New Zealand’s Gambling Compliance office of its Department of Internal Affairs has stated its position on the matter.
In a letter to Gamasutra, the department has stated that loot boxes “do not meet the definition of gambling”. The department views that loot boxes do not meet the legal definition of gambling under their 2003 Gambling Act but they have been monitoring the recent situation closely.
New Zealand joins other countries in not wanting to address the issue while the matter is being looked at by other authorities around the globe. These statements also join the likes of the ESRB, who also say that loot boxes are not gambling.
The UK Gambling Commission however, has made some new information on the subject available, which suggests further action might be on the table. This is in contrast with the UK government making a very bizarre and non-committal statement in recent months.
New technology is the problem according to their report with free-to-play casino games, social media, or the mechanics within some video games being the main problem areas. Tim Miller, Gambling Commission Executive Director said:
“It is clear that many children’s experiences of gambling-style activities are coming from the playground, the games console or social media rather than the bookmaker, the casino or the gambling website. That’s why it is essential that we work across industries and with parents so that together we can protect children and encourage those that choose to gamble in adulthood to do so safely.”
In the past week, 12% (370,000) of children have taken part in some form of gambling activity.

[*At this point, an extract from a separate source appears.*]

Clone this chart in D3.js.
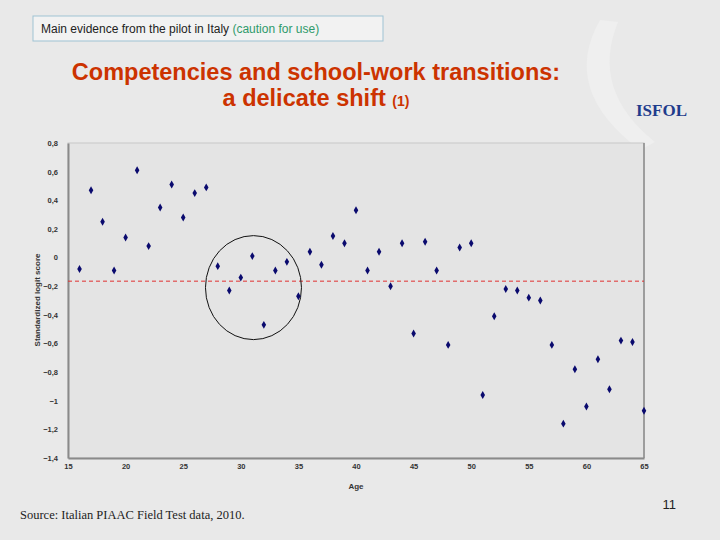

The video game sectors stats show that 11% have bet with in-game items and 45% are aware that it’s possible to bet with in-game items. The report also mentions the prevalence of advertising that either promotes games featuring these mechanics, or promotes the mechanics themselves.
Check out the infographic below:
One can only hope that these new statements on the issue further warn developers and publishers against utilizing these controversial mechanics in predatory ways. Because if a AAA title like Battlefront 2 can take a sales hit from them, how will other games fair?